# Forum About Russia Sports and Olympics  Baseball

## capecoddah

I know it doesn't really exist in Russia, but every year for the past 12, I have had to explain it. My  "kids" wonder about the game and I tell them as best as I can. They all go home talking about how insane Americans are.They are also Red Sox fans.
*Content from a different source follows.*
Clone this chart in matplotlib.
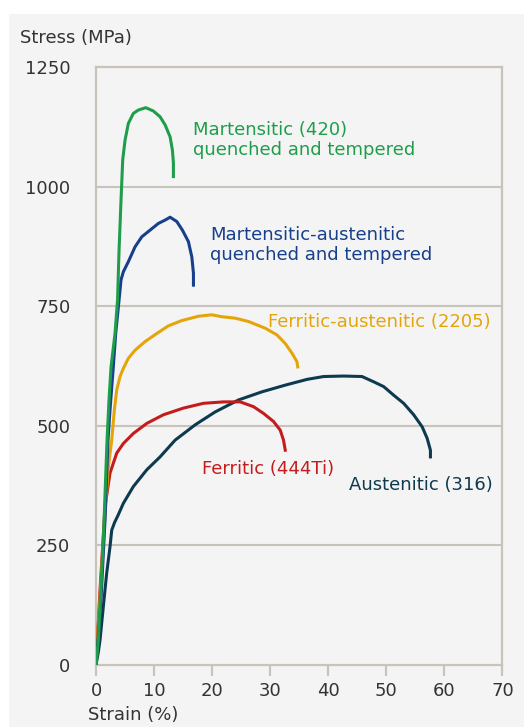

I got the Red Army to sing about the Red Sox (not really)

----------


## gRomoZeka

He he, what it has to do with baseball?  :: 
But I liked the footage in the beginning.

----------


## Lampada

Громозекочка, привет!     *Солдаты В Путь* 
Автор текста: Дудин М., Композитор: Соловьев-Седой В.   
Путь далек у нас с тобою, 
Веселей, солдат, гляди! 
Вьется, вьется знамя полковое, 
Командиры впереди.  
Припев: 
Солдаты, в путь, в путь, в путь, 
А для тебя, родная, 
Есть почта полевая. 
Прощай, труба зовет, 
Солдаты, в поход!  
Каждый воин - парень бравый, 
Смотрит соколом в строю. 
Породни...роднились мы со славой, 
Славу добыли в бою.  
Припев.  
Пусть враги запомнят это, - 
Не грозим, а говорим, - 
Мы прошли, прошли с тобой полсвета, 
Если надо, - повторим.  
Припев.  
Путь далек у нас с тобою, 
Веселей, солдат, гляди! 
Вьется, вьется знамя полковое, 
Командиры впереди.  
Припев: 
Солдаты, в путь, в путь, в путь, 
А для тебя, родная, 
Есть почта полевая. 
Прощай, труба зовет, 
Солдаты, в поход!  
Каждый воин - парень бравый, 
Смотрит соколом в строю. 
Породни...роднились мы со славой, 
Славу добыли в бою.  
Припев.  
Пусть враги запомнят это, - 
Не грозим, а говорим, - 
Мы прошли, прошли с тобой полсвета, 
Если надо, - повторим.  
Припев.

----------


## Lampada

Под эту музыку турист пели свою шуточную песню:  *ТУРИСТ*   Путь далёк у нас с тобой,  Веселей, турист, бреди.  Вьётся, вьётся пыльная дорога,  Ждут привалы впереди.   _Припев:_  Туристы, в путь,  *На карачках* в путь.  А для тебя, родная,  Есть котелок и фляга.  Ложись ко мне спиной,  Не дрыгай ногой.  Для туриста путь знакомый  Что болота, что тайга.  С песней, с шуткою весёлой  Шаг вперёд и два назад.  _Припев._

----------


## chaika

Lot of fans out on such a beautiful day at the stadium!!

----------


## capecoddah

Baseball in Russian. Includes some rules. Unfortunately, baseball won't be in the next summer Olympics. Russia had a pretty good team for a while, coming in second place of their group in the World Games.  http://www.moldbaseball.com/

----------